SB 450 contains nearly identical language to the death penalty statute that was declared unconstitutional by the United States Supreme Court in 2016. In an 8-1 decision in Hurst v. Florida, the Court struck down Florida’s scheme because the “Sixth Amendment requires a jury, not a judge, to find each fact necessary to impose a sentence of death. A jury’s mere recommendation is not enough.”
While SB 450 is a reaction to the understandable outrage that ensued after the Parkland trial, reviving an unconstitutional statute is not the solution. Because of the constitutional infirmities in this bill, any sentence imposed under this new legislation is vulnerable to the same challenges that occurred after Hurst, when Florida courts were faced with numerous death penalty cases that resulted in 100 new penalty phases for death row inmates. More than 60 of those resentencing proceedings are still pending.
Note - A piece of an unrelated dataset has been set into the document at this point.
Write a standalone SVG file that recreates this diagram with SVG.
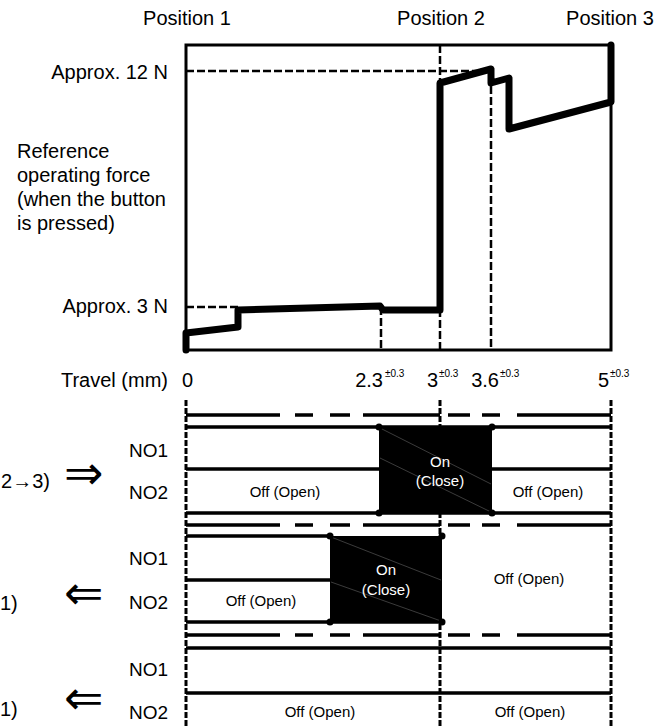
<svg xmlns="http://www.w3.org/2000/svg" width="671" height="727" viewBox="0 0 671 727">
<style>
text{font-family:"Liberation Sans",Arial,sans-serif;fill:#000}
.lbl{font-size:20px}
.no{font-size:19px;text-anchor:end}
.st{font-size:15px;text-anchor:middle}
.on{font-size:15px;text-anchor:middle;fill:#fff}
.sup{font-size:10px}
.thin{stroke:#000;stroke-width:3;fill:none}
.dash{stroke:#000;stroke-width:2.5;fill:none;stroke-dasharray:8 3}
.vdash{stroke:#000;stroke-width:3;fill:none;stroke-dasharray:6 2}
.hl{stroke:#000;stroke-width:3.5;fill:none}
.curve{stroke:#000;stroke-width:7;fill:none;stroke-linejoin:round;stroke-linecap:round}
.diag{stroke:#4a4a4a;stroke-width:0.8}
.arr{font-family:"DejaVu Sans",sans-serif;font-size:47px}
</style>
<rect width="671" height="727" fill="#fff"/>

<g id="labels">
<text class="lbl" x="187" y="25" text-anchor="middle">Position 1</text>
<text class="lbl" x="441" y="25" text-anchor="middle">Position 2</text>
<text class="lbl" x="610" y="25" text-anchor="middle">Position 3</text>
<text class="lbl" x="168" y="79" text-anchor="end">Approx. 12 N</text>
<text class="lbl" x="168" y="313" text-anchor="end">Approx. 3 N</text>
<text class="lbl" x="17" y="158">Reference</text>
<text class="lbl" x="17" y="182">operating force</text>
<text class="lbl" x="17" y="206">(when the button</text>
<text class="lbl" x="17" y="230">is pressed)</text>
<text class="lbl" x="168" y="387" text-anchor="end">Travel (mm)</text>
<text class="lbl" x="182" y="387">0</text>
<text class="lbl" x="383" y="387" text-anchor="end">2.3</text><text class="sup" x="385" y="377">±0.3</text>
<text class="lbl" x="438" y="387" text-anchor="end">3</text><text class="sup" x="439" y="377">±0.3</text>
<text class="lbl" x="499" y="387" text-anchor="end">3.6</text><text class="sup" x="500" y="377">±0.3</text>
<text class="lbl" x="609" y="387" text-anchor="end">5</text><text class="sup" x="610" y="377">±0.3</text>
</g>

<g id="force-chart">
<rect class="thin" x="186" y="45" width="425" height="305"/>
<path class="dash" d="M186,71 H486"/>
<path class="dash" d="M186,307 H238"/>
<path class="dash" d="M440,45 V350"/>
<path class="dash" d="M491,75 V350"/>
<path class="dash" d="M381,307 V350"/>
<path class="curve" d="M186,350 L186,333 L238,327 L238,310 L380,306 L383,310 L440,310 L440,83 L491,69 L491,83 L509,78 L509,129 L611,102 L611,45"/>
</g>

<g id="connectors">
<path class="vdash" d="M186,400 V727"/>
<path class="vdash" d="M440,400 V727"/>
<path class="vdash" d="M611,400 V727"/>
<path class="hl" d="M186,415 H280 M295,415 H313 M330,415 H350 M363,415 H440 M448,415 H470 M482,415 H500 M517,415 H611"/>
<path class="hl" d="M186,415 H280 M295,415 H313 M330,415 H350 M363,415 H440 M448,415 H470 M482,415 H500 M517,415 H611" transform="translate(0,110)"/>
<path class="hl" d="M186,415 H280 M295,415 H313 M330,415 H350 M363,415 H440 M448,415 H470 M482,415 H500 M517,415 H611" transform="translate(0,220)"/>
</g>

<g id="row-press">
<text class="lbl" x="50" y="488" text-anchor="end">2→3)</text>
<text class="arr" x="64" y="489">⇒</text>
<text class="no" x="168" y="457">NO1</text>
<text class="no" x="168" y="499">NO2</text>
<path class="hl" d="M186,427 H611 M186,469 H379 M492,469 H611 M186,513 H611"/>
<rect x="379" y="427" width="113" height="86" fill="#000"/>
<path class="diag" d="M380,428 L491,484 M380,458 L491,512"/>
<circle cx="379" cy="427" r="3.5"/><circle cx="492" cy="427" r="3.5"/><circle cx="379" cy="513" r="3.5"/><circle cx="492" cy="513" r="3.5"/>
<text class="on" x="440" y="467">On</text>
<text class="on" x="440" y="486">(Close)</text>
<text class="st" x="285" y="497">Off (Open)</text>
<text class="st" x="548" y="497">Off (Open)</text>
</g>

<g id="row-release-1">
<text class="lbl" x="0" y="610">1)</text>
<text class="arr" x="64" y="609">⇐</text>
<text class="no" x="168" y="565">NO1</text>
<text class="no" x="168" y="609">NO2</text>
<path class="hl" d="M186,536 H330 M186,580 H330 M186,622 H442"/>
<rect x="330" y="536" width="112" height="86" fill="#000"/>
<path class="diag" d="M331,537 L441,580 M331,582 L441,621"/>
<circle cx="330" cy="536" r="3.5"/><circle cx="442" cy="536" r="3.5"/><circle cx="330" cy="622" r="3.5"/><circle cx="442" cy="622" r="3.5"/>
<text class="on" x="386" y="575">On</text>
<text class="on" x="386" y="595">(Close)</text>
<text class="st" x="261" y="606">Off (Open)</text>
<text class="st" x="529" y="584">Off (Open)</text>
</g>

<g id="row-release-2">
<text class="lbl" x="0" y="716">1)</text>
<text class="arr" x="64" y="714">⇐</text>
<text class="no" x="168" y="676">NO1</text>
<text class="no" x="168" y="719">NO2</text>
<path class="hl" d="M186,648 H611 M186,693 H611"/>
<text class="st" x="320" y="717">Off (Open)</text>
<text class="st" x="530" y="717">Off (Open)</text>
</g>
</svg>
Since this bill was filed, the State has executed Donald Dillbeck, who had an 8-4 jury vote. Governor DeSantis subsequently set the execution for Louis Gaskin for April 12th, who was also sentenced to death by an 8-4 vote. I urge the legislature not to be lulled into a false sense of security by the fact that courts may not be stepping in to stop these executions based on the non-unanimous jury vote. There are strict standards in death penalty appeals that do now allow courts to revisit issues that have been previously raised and rejected. Both Mr. Dillbeck and Mr. Gaskin were denied relief under Hurst because their cases were final before 2002.
If one of the primary justifications for the death penalty is to provide solace and finality to victims, instituting this new unconstitutional statute almost certainly does the opposite.